The work is however always signed, still recognizable. In this close listening to the material removed, preserved, rediscovered, close to a gathered interiority, close to meditation, he embodies what Etienne Souriau once emphasized as the unquantifiable law of artistic creation: the virtual power of existing with radiance, intensely, is metamorphosed into a final assumption of matter and form, into a super-existence, a new presence which lifts us above all that already exists, and allows us to breathe an air of strange and new cosmic harmony. By the presence of this bowl, with its rough texture, with forms that are at times maritime and restless, or recentered in its shimmering shadows of former times, a certain art of living, an enhanced life is given to us to see, to feel, to listen to, and perhaps to hear, sweet music of living, a song of vibrant matter.


And one understands, then, in this "special modesty"2 , which is that of a Morandinian bottle, of a bowl-haiku which brings reality into an airy silence, that while still a notch below a painting, we have arrived where the ideal of artistic creation finally seems to lie. And it is undoubtedly not without reason that the most beautiful moment of exchange between two beings, the ultimate gift which can flow from one to the other, passes by the mute appreciation of a cup whose perfection expresses the gratitude of the giver to the chosen one (Kawabata, Flocks of white birds).

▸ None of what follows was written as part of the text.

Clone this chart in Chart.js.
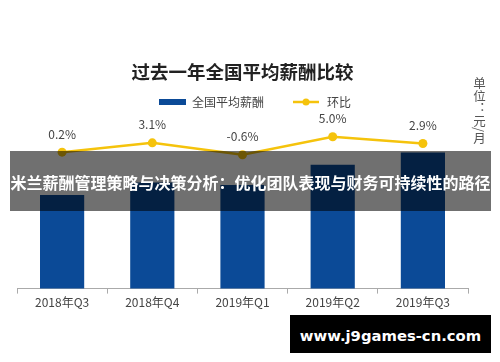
<!DOCTYPE html>
<html>
<head>
<meta charset="utf-8">
<script src="https://cdn.jsdelivr.net/npm/chart.js@4.4.1/dist/chart.umd.min.js"></script>
<style>
  body { margin: 0; background: #fff; }
  #wrap { position: relative; width: 500px; height: 362px; overflow: hidden; background: #fff; }
  #unit {
    position: absolute; left: 470px; top: 77px;
    writing-mode: vertical-rl; font: 12.5px 'Noto Sans CJK SC', sans-serif; color: #555;
  }
  #banner {
    position: absolute; left: 10px; top: 151px; width: 481px; height: 60px;
    background: rgba(0, 0, 0, 0.56); color: #fff;
    font: bold 16px 'Noto Sans CJK SC', sans-serif; white-space: nowrap;
    display: flex; align-items: center; justify-content: center; padding-top: 2px; box-sizing: border-box;
  }
  #mark {
    position: absolute; left: 290px; top: 315px; width: 201px; height: 38px;
    background: #000; color: #fff; font: bold 14.8px 'DejaVu Sans', sans-serif;
    display: flex; align-items: center; justify-content: center; padding-top: 3px; box-sizing: border-box;
  }
</style>
</head>
<body>
<div id="wrap">
  <canvas id="myChart" width="500" height="362"></canvas>
  <div id="unit">单位：元/月</div>
  <div id="banner">米兰薪酬管理策略与决策分析：优化团队表现与财务可持续性的路径</div>
  <div id="mark">www.j9games-cn.com</div>
</div>
<script>
const FONT = "'Noto Sans CJK SC', sans-serif";

// data
const quarters = ['2018年Q3', '2018年Q4', '2019年Q1', '2019年Q2', '2019年Q3'];
const salary = [7850, 8096, 8050, 8452, 8698];
const mom = [0.2, 3.1, -0.6, 5.0, 2.9];

const barColor = '#0b4a97';
const lineColor = '#f5c30c';

// legend icons
const barIcon = document.createElement('canvas');
barIcon.width = 52; barIcon.height = 6;
let c = barIcon.getContext('2d');
c.fillStyle = barColor;
c.fillRect(25, 0, 27, 6);

const lineIcon = document.createElement('canvas');
lineIcon.width = 52; lineIcon.height = 10;
c = lineIcon.getContext('2d');
c.strokeStyle = lineColor; c.lineWidth = 2.5;
c.beginPath(); c.moveTo(24, 5); c.lineTo(50, 5); c.stroke();
c.fillStyle = lineColor;
c.beginPath(); c.arc(37, 5, 3.5, 0, Math.PI * 2); c.fill();

const valueLabels = {
  id: 'valueLabels',
  afterDatasetsDraw(chart) {
    const ctx = chart.ctx;
    ctx.save();
    ctx.textAlign = 'center';
    ctx.textBaseline = 'middle';
    ctx.font = '12.5px ' + FONT;
    ctx.fillStyle = '#f2f5fa';
    chart.getDatasetMeta(0).data.forEach((b, i) => {
      ctx.fillText(salary[i], b.x, (b.y + b.base) / 2);
    });
    ctx.font = '12px ' + FONT;
    ctx.fillStyle = '#444';
    chart.getDatasetMeta(1).data.forEach((p, i) => {
      ctx.fillText(mom[i].toFixed(1) + '%', p.x, p.y - 18);
    });
    ctx.restore();
  }
};

const ctx = document.getElementById('myChart');

new Chart(ctx, {
  type: 'bar',
  data: {
    labels: quarters,
    datasets: [
      {
        label: '全国平均薪酬',
        data: salary,
        backgroundColor: barColor,
        categoryPercentage: 1,
        barPercentage: 0.49,
        yAxisID: 'y',
        order: 1
      },
      {
        type: 'line',
        label: '环比',
        data: mom,
        borderColor: lineColor,
        backgroundColor: lineColor,
        borderWidth: 2.5,
        pointRadius: 4.5,
        pointBackgroundColor: lineColor,
        pointBorderWidth: 0,
        tension: 0,
        yAxisID: 'y2',
        order: 0
      }
    ]
  },
  options: {
    responsive: false,
    animation: false,
    devicePixelRatio: 1,
    layout: { padding: { left: 17, right: 32, top: 0, bottom: 50 } },
    plugins: {
      tooltip: { enabled: false },
      title: {
        display: true,
        text: '过去一年全国平均薪酬比较',
        color: '#222',
        font: { family: FONT, size: 18.5, weight: 'bold', lineHeight: 1.2 },
        padding: { top: 60.4, bottom: 8.4 }
      },
      legend: {
        display: true,
        labels: {
          usePointStyle: true,
          pointStyleWidth: 52,
          padding: 5,
          color: '#444',
          font: { family: FONT, size: 12 },
          generateLabels: () => [
            { text: '全国平均薪酬', pointStyle: barIcon, fontColor: '#444', lineWidth: 0, datasetIndex: 0 },
            { text: '环比', pointStyle: lineIcon, fontColor: '#444', lineWidth: 0, datasetIndex: 1 }
          ]
        }
      }
    },
    scales: {
      x: {
        grid: { offset: true, drawOnChartArea: false, drawTicks: true, tickLength: 5, color: '#aaa' },
        border: { display: true, color: '#aaa', width: 1 },
        ticks: { color: '#444', font: { family: FONT, size: 12 }, padding: 2 }
      },
      y: { display: false, min: 5976, max: 9388 },
      y2: { display: false, position: 'right', min: -42.24, max: 10.83 }
    }
  },
  plugins: [valueLabels]
});
</script>
</body>
</html>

"What does that mean, except that each of these experiences represents a personal effort, an attempt made along one or other of the various paths by which we can attempt this galvanization, this moving act of bringing a being towards its summit; but that in all the same metaphysical attempt is found, the condition of which remains the same: the intensification of the existence of a being in its totality, given and felt in this trial."3

A stone's throw from In Praise of Shadows.
 

 

 

Marie-Hélène Gauthier

An Sonjae

 

1 Georges Perros, Les yeux de la tête, Le Nouveau Commerce, 1983.

2 Ibid.

3 Etienne Souriau, La Correspondance des arts, Paris, Flammarion, p. 312.